In a previous column I mentioned that leadership is about discerning and articulating the vision the Spirit of God is casting within a church community, seeing the people themselves as gifts the Spirit bestows to the community because it is their gifts and passions that give us a clue of how God is shaping us to be participants in God’s mission.

Since Easter I have been exploring a different approach to preaching – I even discovered it has a name – interactive preaching – though little is written about it. Basically, it is about engendering a conversation on Sunday morning so that we encounter God’s Word in a multi-voiced way, rather than God’s Word being expressed as a monologue – i.e., my being the sole voice in preaching.

It involves retraining me as well as the congregation, because preaching for centuries has been the primary profession of the clergy – this is how I was trained in seminary. But if we take seriously the priesthood of all believers (which the Reformation expressed, but did little practically to bring it about) then somehow what God is saying to us, how we understand Scripture, how we hear the Spirit opening us to Scripture, is to be a communal activity, rather than an activity limited to clergy.

This is still very new to me and I am making mistakes as I am learning to be more open to hear what the Spirit is saying to us through the Word of God. I also believe that we as a community are beginning to learn to engage Scripture, express insights that the Spirit brings in ways that are fresh and particularly relevant. Over the centuries preaching has involved one speaking and the rest listening, but interactive preaching is an attempt for each one of us in the community to take on the calling of being open to Jesus, being open to the Spirit, so that together we might be led in being sent out to participate with God in God’s redemptive mission. Mission and ministry are corporate activities, so why not preaching as well?

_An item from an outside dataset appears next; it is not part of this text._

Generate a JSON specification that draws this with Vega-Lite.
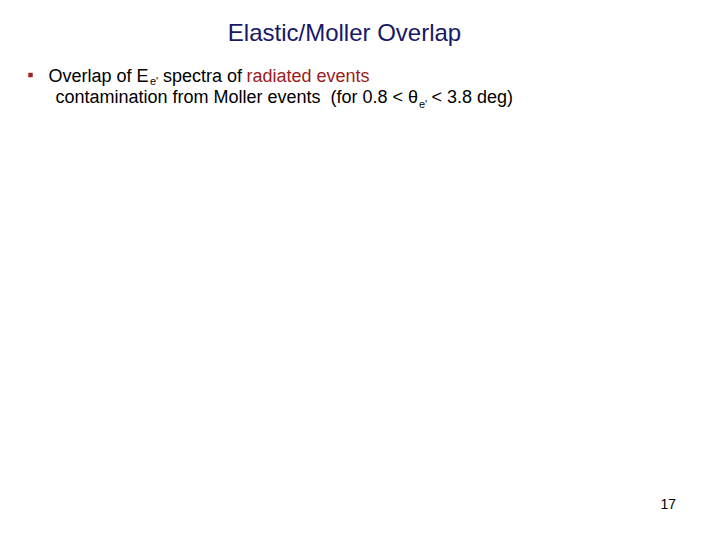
{
  "$schema": "https://vega.github.io/schema/vega-lite/v6.json",
  "width": 720,
  "height": 540,
  "autosize": {"type": "fit", "contains": "padding"},
  "padding": 0,
  "background": "white",
  "config": {"view": {"stroke": null}},
  "data": {
    "values": [
      {"role": "title", "x": 344.5, "y": 41, "text": "Elastic/Moller Overlap"},
      {"role": "bullet", "x": 30.5, "y": 75, "text": ""},
      {"role": "body", "x": 48.5, "y": 81.5, "text": "Overlap of E"},
      {"role": "sub", "x": 150, "y": 84.5, "text": "e'"},
      {"role": "body", "x": 163, "y": 81.5, "text": "spectra of"},
      {"role": "red", "x": 246.5, "y": 81.5, "text": "radiated events"},
      {"role": "body", "x": 55.5, "y": 103, "text": "contamination from Moller events"},
      {"role": "body", "x": 330.5, "y": 103, "text": "(for 0.8 < θ"},
      {"role": "sub", "x": 419, "y": 107.5, "text": "e'"},
      {"role": "body", "x": 431.5, "y": 103, "text": "< 3.8 deg)"},
      {"role": "page", "x": 676, "y": 509, "text": "17"}
    ]
  },
  "encoding": {
    "x": {"field": "x", "type": "quantitative", "scale": {"domain": [0, 720], "nice": false, "zero": false}, "axis": null},
    "y": {"field": "y", "type": "quantitative", "scale": {"domain": [0, 540], "nice": false, "zero": false, "reverse": true}, "axis": null},
    "text": {"field": "text", "type": "nominal"}
  },
  "layer": [
    {
      "transform": [{"filter": "datum.role === 'title'"}],
      "mark": {"type": "text", "font": "Liberation Sans", "fontSize": 24, "align": "center", "baseline": "alphabetic", "color": "#18186a"}
    },
    {
      "transform": [{"filter": "datum.role === 'bullet'"}],
      "mark": {"type": "square", "size": 20, "filled": true, "color": "#a52222", "opacity": 1}
    },
    {
      "transform": [{"filter": "datum.role === 'body'"}],
      "mark": {"type": "text", "font": "Liberation Sans", "fontSize": 18, "align": "left", "baseline": "alphabetic", "color": "#000000"}
    },
    {
      "transform": [{"filter": "datum.role === 'sub'"}],
      "mark": {"type": "text", "font": "Liberation Sans", "fontSize": 11, "align": "left", "baseline": "alphabetic", "color": "#000000"}
    },
    {
      "transform": [{"filter": "datum.role === 'red'"}],
      "mark": {"type": "text", "font": "Liberation Sans", "fontSize": 18, "align": "left", "baseline": "alphabetic", "color": "#9c1c1c"}
    },
    {
      "transform": [{"filter": "datum.role === 'page'"}],
      "mark": {"type": "text", "font": "Liberation Sans", "fontSize": 14, "align": "right", "baseline": "alphabetic", "color": "#000000"}
    }
  ]
}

This was the way the early Anabaptists engaged Scripture in worship – together; this seems to be what Paul was getting at in 1 Corinthians 14 in which each one brings something with them to share in their gatherings, for some to prophecy, and others to speak in tongues and others yet to interpret – it involves the church being the Body of Christ – building up one another, being responsible for discipling one another. It involves a whole different attitude in how we come to worship on Sundays – rather than being about “being ministered to by the Word,” we instead having spent time in Scripture, come prepared to engage others, share insights in hearing corporately what the Spirit of God is saying to us, so that we might be obedient as a community to where and how we are being sent by God.

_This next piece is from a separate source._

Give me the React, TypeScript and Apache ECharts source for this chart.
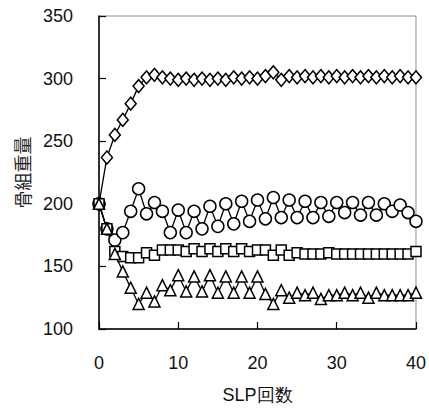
import React, { useEffect, useRef } from "react";
import * as echarts from "echarts";

const xValues = Array.from({ length: 41 }, (_, i) => i);
const diamondValues = [200, 237, 255, 267, 280, 294, 301, 303, 301, 300, 299, 300, 299, 300, 299, 300, 299, 301, 300, 301, 300, 302, 305, 299, 302, 301, 302, 301, 302, 301, 302, 301, 302, 301, 302, 301, 302, 301, 302, 301, 301];
const circleValues = [200, 180, 171, 177, 194, 212, 192, 201, 194, 177, 195, 177, 194, 180, 198, 182, 200, 184, 202, 186, 203, 188, 205, 189, 203, 189, 202, 189, 201, 190, 201, 193, 201, 191, 201, 191, 200, 194, 199, 193, 186];
const squareValues = [200, 180, 162, 158, 157, 157, 161, 159, 163, 163, 163, 162, 164, 162, 164, 162, 164, 162, 164, 162, 163, 163, 159, 163, 159, 161, 160, 160, 160, 161, 160, 160, 160, 160, 160, 160, 160, 160, 160, 160, 162];
const triangleValues = [200, 180, 160, 146, 133, 120, 129, 122, 135, 131, 143, 130, 142, 130, 143, 129, 142, 129, 142, 129, 142, 128, 120, 131, 125, 129, 127, 129, 124, 127, 127, 129, 127, 129, 125, 129, 127, 127, 127, 127, 129];
const yTicks = [100, 150, 200, 250, 300, 350];
const xTicks = [0, 10, 20, 30, 40];
const xAxisName = "SLP回数";
const yAxisName = "骨組重量";

const FONT = "'Liberation Sans', Arial, sans-serif";

export default function App() {
  const ref = useRef<HTMLDivElement>(null);
  useEffect(() => {
    if (!ref.current) return;
    const chart = echarts.init(ref.current, null, { renderer: "svg" });
    const mk = (name: string, values: number[], symbol: string, size: number | number[]) => ({
      name,
      type: "line",
      data: values.map((v, i) => [xValues[i], v]),
      symbol,
      symbolSize: size,
      showAllSymbol: true,
      lineStyle: { color: "#000", width: 1.3 },
      itemStyle: { color: "#fff", borderColor: "#000", borderWidth: 1.5 },
    });
    chart.setOption({
      animation: false,
      backgroundColor: "#fff",
      grid: {
        left: 99,
        top: 16,
        width: 320,
        height: 313,
        show: true,
        borderColor: "#909090",
        borderWidth: 1,
        backgroundColor: "transparent",
      },
      xAxis: {
        type: "value",
        min: xTicks[0],
        max: xTicks[xTicks.length - 1],
        interval: 10,
        name: xAxisName,
        nameLocation: "middle",
        nameGap: 57,
        nameTextStyle: { fontSize: 18, color: "#111", fontFamily: FONT },
        axisLine: { show: true, lineStyle: { color: "#000", width: 1.5 } },
        axisTick: { show: true, inside: true, length: 7, lineStyle: { color: "#000", width: 1.2 } },
        axisLabel: { fontSize: 18, color: "#111", fontFamily: FONT, margin: 25 },
        splitLine: { show: false },
      },
      yAxis: {
        type: "value",
        min: yTicks[0],
        max: yTicks[yTicks.length - 1],
        interval: 50,
        name: yAxisName,
        nameLocation: "middle",
        nameGap: 68,
        nameRotate: 90,
        nameTextStyle: { fontSize: 18, color: "#222", fontFamily: "'Noto Sans CJK JP', sans-serif" },
        axisLine: { show: true, lineStyle: { color: "#000", width: 1.5 } },
        axisTick: { show: true, inside: true, length: 7, lineStyle: { color: "#000", width: 1.2 } },
        axisLabel: { fontSize: 18, color: "#111", fontFamily: FONT, margin: 26 },
        splitLine: { show: false },
      },
      series: [
        mk("diamond", diamondValues, "diamond", [11, 13]),
        mk("circle", circleValues, "circle", 12),
        mk("square", squareValues, "rect", 10),
        mk("triangle", triangleValues, "triangle", 11),
      ],
    });
    return () => chart.dispose();
  }, []);
  return (
    <div
      ref={ref}
      style={{ position: "fixed", left: 0, top: 0, width: 429, height: 413, background: "#fff" }}
    />
  );
}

It seems I am rambling a bit – but I am trying to get my mind and life more around what it means for a community to “preach” the Word to one another in an interactive way. I believe as we develop facility with this approach to preaching, the community I serve will become more deeply engaged in God’s Story and Vision (Scripture) and be continually transformed as a community that is sign, foretaste, and instrument of God’s present and coming reign. May we be open to hearing and expressing God’s word as a multi-voice community.